The ABA Problem: A Ghost in the Machine
Here’s where things get weird, and where CPU architects rightfully earned their pay. Meet the ABA problem. Imagine this:
- Thread 1 reads value
Afrom addressX. - Thread 1 gets preempted. Thread 2 runs.
- Thread 2 changes
XfromAtoB. - Then, another thread changes
Xback fromBtoA. - Thread 1 resumes and calls
CAS(&X, expected=A, new=C).
What happens? The CAS succeeds! The value is A, just like it expected. But the state of the world is completely different. The memory at X has been to B and back. For a simple counter or a lock, this might be fine. But if A was a pointer… oh boy.
Imagine a lock-free stack. A points to the top node. You read A, and it points to node 1. You get ready to pop it and push a new node. Meanwhile, another thread pops node 1, causing the top to point to node 2 (B). Then it pops node 2, and pushes node 1 back on, so the top is A again. Your CAS will succeed, but now you’ll be setting the next pointer of your new node to the original node 1, which has already been popped and might be sitting in some other thread’s memory waiting to be reused. You’ve just corrupted the entire stack.

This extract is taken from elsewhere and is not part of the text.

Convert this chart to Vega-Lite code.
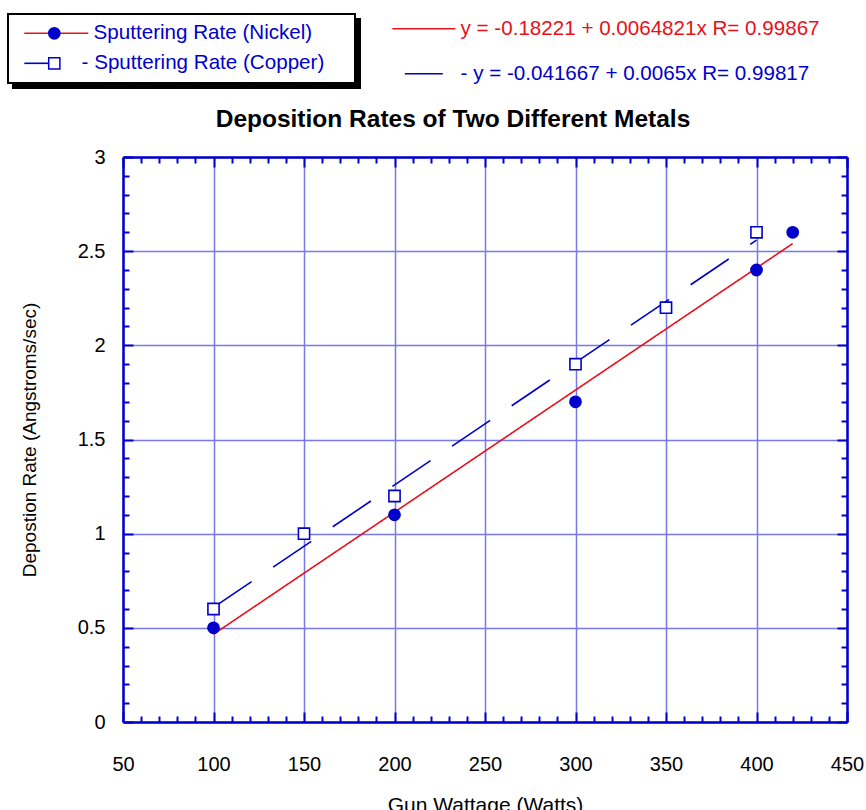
{
  "$schema": "https://vega.github.io/schema/vega-lite/v6.json",
  "width": 724,
  "height": 565,
  "autosize": {"type": "none"},
  "padding": {"left": 123, "top": 157, "right": 19, "bottom": 88},
  "background": "white",
  "config": {
    "font": "Liberation Sans",
    "view": {"stroke": null},
    "axis": {
      "labelFont": "Liberation Sans",
      "titleFont": "Liberation Sans",
      "labelFontSize": 20,
      "titleFontSize": 21,
      "titleFontWeight": "normal",
      "labelColor": "black",
      "titleColor": "black",
      "domainColor": "#0000cc",
      "domainWidth": 2.5,
      "tickColor": "#0000cc",
      "tickWidth": 2,
      "gridColor": "#7878e8",
      "gridWidth": 1.5,
      "labelFlush": false,
      "labelOverlap": false
    },
    "legend": {"labelFont": "Liberation Sans", "labelFontSize": 20.6, "labelLimit": 500}
  },
  "title": {
    "text": "Deposition Rates of Two Different Metals",
    "font": "Liberation Sans",
    "fontSize": 24.5,
    "fontWeight": "bold",
    "color": "black",
    "anchor": "middle",
    "frame": "group",
    "dx": -32,
    "dy": 119,
    "offset": 0
  },
  "datasets": {
    "points": [
      {"w": 100, "r": 0.5, "metal": "Nickel"},
      {"w": 200, "r": 1.1, "metal": "Nickel"},
      {"w": 300, "r": 1.7, "metal": "Nickel"},
      {"w": 400, "r": 2.4, "metal": "Nickel"},
      {"w": 420, "r": 2.6, "metal": "Nickel"},
      {"w": 100, "r": 0.6, "metal": "Copper"},
      {"w": 150, "r": 1.0, "metal": "Copper"},
      {"w": 200, "r": 1.2, "metal": "Copper"},
      {"w": 300, "r": 1.9, "metal": "Copper"},
      {"w": 350, "r": 2.2, "metal": "Copper"},
      {"w": 400, "r": 2.6, "metal": "Copper"}
    ],
    "fits": [
      {"w": 100, "r": 0.466, "metal": "Nickel", "eq": "y = -0.18221 + 0.0064821x R= 0.99867"},
      {"w": 420, "r": 2.5403, "metal": "Nickel", "eq": "y = -0.18221 + 0.0064821x R= 0.99867"},
      {"w": 100, "r": 0.6083, "metal": "Copper", "eq": "- y = -0.041667 + 0.0065x R= 0.99817"},
      {"w": 400, "r": 2.5583, "metal": "Copper", "eq": "- y = -0.041667 + 0.0065x R= 0.99817"}
    ]
  },
  "layer": [
    {
      "data": {"name": "fits"},
      "mark": {"type": "line", "strokeWidth": 1.6, "clip": false},
      "encoding": {
        "x": {
          "field": "w", "type": "quantitative",
          "scale": {"domain": [50, 450], "nice": false, "zero": false},
          "axis": {
            "orient": "bottom",
            "title": "Gun Wattage (Watts)",
            "tickCount": 40,
            "format": "d",
            "labelExpr": "datum.value % 50 === 0 ? datum.label : ''",
            "grid": true,
            "gridOpacity": {"condition": {"test": "datum.value % 50 === 0", "value": 1}, "value": 0},
            "tickSize": {"condition": {"test": "datum.value % 50 === 0", "value": -10}, "value": -6},
            "labelPadding": 42,
            "titlePadding": 16
          }
        },
        "y": {
          "field": "r", "type": "quantitative",
          "scale": {"domain": [0, 3], "nice": false, "zero": false},
          "axis": {
            "orient": "left",
            "title": "Depostion Rate (Angstroms/sec)",
            "titleFontSize": 19,
            "tickCount": 30,
            "format": "~g",
            "labelExpr": "abs(datum.value * 2 - round(datum.value * 2)) < 0.001 ? datum.label : ''",
            "grid": true,
            "gridOpacity": {"condition": {"test": "abs(datum.value * 2 - round(datum.value * 2)) < 0.001", "value": 1}, "value": 0},
            "tickSize": {"condition": {"test": "abs(datum.value * 2 - round(datum.value * 2)) < 0.001", "value": -10}, "value": -6},
            "labelPadding": 28,
            "titlePadding": 38
          }
        },
        "color": {
          "field": "metal", "type": "nominal",
          "scale": {"domain": ["Nickel", "Copper"], "range": ["#e8101a", "#0000cc"]},
          "legend": {
            "orient": "none",
            "legendX": -115,
            "legendY": -143,
            "title": ".",
            "titleOrient": "right",
            "titleColor": "white",
            "titleFontSize": 20,
            "titlePadding": 16,
            "zindex": 1,
            "symbolType": "M-4,0H4",
            "symbolSize": 256,
            "symbolStrokeWidth": 1.6,
            "symbolOffset": 29,
            "labelOffset": 15,
            "padding": 9,
            "rowPadding": 9,
            "strokeColor": "black",
            "fillColor": "white",
            "labelColor": "#0000cc",
            "labelExpr": "datum.value == 'Nickel' ? 'Sputtering Rate (Nickel)' : '- Sputtering Rate (Copper)'",
            "encode": {
              "legend": {"update": {"strokeWidth": {"value": 2}}},
              "symbols": {"update": {"strokeDash": {"signal": "datum.value == 'Copper' ? [26, 200] : [1, 0]"}, "strokeWidth": {"value": 1.6}}},
              "labels": {"update": {"dx": {"signal": "datum.value == 'Nickel' ? 12 : 0"}}}
            }
          }
        },
        "strokeDash": {
          "field": "eq", "type": "nominal",
          "scale": {"domain": ["- y = -0.041667 + 0.0065x R= 0.99817", "y = -0.18221 + 0.0064821x R= 0.99867"], "range": [[46, 26], [1, 0]]},
          "legend": null
        },
        "strokeWidth": {
          "field": "metal", "type": "nominal",
          "scale": {"domain": ["Copper", "Nickel", "none"], "range": [1.6, 1.6, 1.6]},
          "legend": {
            "orient": "none",
            "legendX": -110,
            "legendY": -138,
            "title": ".",
            "titleOrient": "right",
            "titleColor": "black",
            "titleFontSize": 20,
            "titlePadding": 16,
            "zindex": 0,
            "values": ["Nickel", "Copper"],
            "symbolType": "M-4,0H4",
            "symbolSize": 256,
            "symbolStrokeWidth": 1.6,
            "symbolOffset": 29,
            "labelOffset": 15,
            "padding": 9,
            "rowPadding": 9,
            "strokeColor": "black",
            "fillColor": "black",
            "labelColor": "black",
            "labelExpr": "datum.value == 'Nickel' ? 'Sputtering Rate (Nickel)' : '- Sputtering Rate (Copper)'",
            "encode": {
              "legend": {"update": {"strokeWidth": {"value": 2}}},
              "symbols": {"update": {"opacity": {"value": 0}}},
              "labels": {"update": {"dx": {"signal": "datum.value == 'Nickel' ? 12 : 0"}}}
            }
          }
        },
        "opacity": {
          "field": "eq", "type": "nominal",
          "scale": {"domain": ["y = -0.18221 + 0.0064821x R= 0.99867", "- y = -0.041667 + 0.0065x R= 0.99817"], "range": [1, 1]},
          "legend": {
            "orient": "none",
            "legendX": 290.5,
            "legendY": -138.5,
            "title": null,
            "zindex": 1,
            "symbolType": "M-4,0H4",
            "symbolSize": 248,
            "symbolStrokeWidth": 1.6,
            "symbolOffset": 0,
            "labelOffset": 26.5,
            "padding": 0,
            "rowPadding": 24,
            "encode": {
              "symbols": {"update": {
                "stroke": {"signal": "indexof(datum.value, '0.18221') >= 0 ? '#e8101a' : '#0000cc'"},
                "strokeDash": {"signal": "indexof(datum.value, '0.18221') >= 0 ? [1, 0] : [0, 12.5, 38, 200]"},
                "strokeWidth": {"value": 1.6},
                "opacity": {"value": 1}
              }},
              "labels": {"update": {"fill": {"signal": "indexof(datum.value, '0.18221') >= 0 ? '#e8101a' : '#0000cc'"}}}
            }
          }
        }
      }
    },
    {
      "data": {"name": "points"},
      "mark": {"type": "point", "size": 125, "strokeWidth": 1.6, "stroke": "#0000cc", "opacity": 1},
      "encoding": {
        "x": {
          "field": "w", "type": "quantitative",
          "axis": {
            "orient": "top",
            "title": null,
            "labels": false,
            "grid": false,
            "tickCount": 40,
            "tickSize": {"condition": {"test": "datum.value % 50 === 0", "value": -10}, "value": -6}
          }
        },
        "y": {
          "field": "r", "type": "quantitative",
          "axis": {
            "orient": "right",
            "title": null,
            "labels": false,
            "grid": false,
            "tickCount": 30,
            "tickSize": {"condition": {"test": "abs(datum.value * 2 - round(datum.value * 2)) < 0.001", "value": -10}, "value": -6}
          }
        },
        "shape": {
          "field": "metal", "type": "nominal",
          "scale": {"domain": ["Copper", "Nickel"], "range": ["square", "circle"]},
          "legend": {
            "orient": "none",
            "legendX": -79,
            "legendY": -134,
            "title": null,
            "zindex": 2,
            "values": ["Nickel", "Copper"],
            "symbolSize": 125,
            "symbolOffset": 0,
            "padding": 0,
            "rowPadding": 9,
            "labelOpacity": 0,
            "labelExpr": "datum.value == 'Nickel' ? 'Sputtering Rate (Nickel)' : '- Sputtering Rate (Copper)'",
            "encode": {
              "symbols": {"update": {"stroke": {"value": "#0000cc"}, "strokeWidth": {"value": 1.6}}}
            }
          }
        },
        "fill": {
          "field": "metal", "type": "nominal",
          "scale": {"domain": ["Copper", "Nickel"], "range": ["white", "#0000cc"]},
          "legend": {
            "orient": "none",
            "legendX": -79,
            "legendY": -134,
            "title": null,
            "zindex": 2,
            "values": ["Nickel", "Copper"],
            "symbolSize": 125,
            "symbolOffset": 0,
            "padding": 0,
            "rowPadding": 9,
            "labelOpacity": 0,
            "labelExpr": "datum.value == 'Nickel' ? 'Sputtering Rate (Nickel)' : '- Sputtering Rate (Copper)'"
          }
        }
      }
    }
  ],
  "resolve": {"axis": {"x": "independent", "y": "independent"}}
}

Go’s sync/atomic package provides CompareAndSwapPointer which is susceptible to this on most architectures. However, it’s less of a concern in managed memory languages like Go than in C/C++ because the garbage collector generally prevents a pointer from being reused while another goroutine might still hold a reference to it. But it’s a classic pitfall you must be aware of. The common solution is to use a “double-wide” CAS that also checks a version number or a counter alongside the pointer. Go’s sync/atomic doesn’t directly offer this, which is a conscious (and sometimes frustrating) design choice to keep the API simple.
The Loop of Retry: The Pattern of Life
The most important pattern to internalize is the CAS loop. You will almost never call CAS once. You’ll be in a loop until you win. The structure always looks something like this:
for {
current := atomic.LoadInt64(&sharedValue)
new := current + 1 // Or some more complex operation
if atomic.CompareAndSwapInt64(&sharedValue, current, new) {
break // We did it! We escaped the loop!
}
// CAS failed. The value of 'current' is no longer true.
// Loop around, reload 'current', and try again.
}
This is the heartbeat of lock-free code. You observe, you calculate, you attempt to commit. If your commit fails because the world changed, you simply observe again and recalculate based on the new state. It’s a optimistic retry loop. It works brilliantly for low-contention scenarios. Under high contention, it can degenerate into a crowd of people all trying to get through a single door at once, everyone constantly bumping into each other and having to step back. In those cases, a good old-fashioned mutex might actually be faster because it puts threads to sleep instead of having them burn CPU. Profile, always profile.
So there you have it. CAS is your tiny, powerful, atomic brick. It’s deceptively simple, but building robust structures with it requires careful thought about memory ordering, contention, and sneaky problems like ABA. It’s the tool that lets you write code that doesn’t just stand in line, but politely and efficiently jostles for position.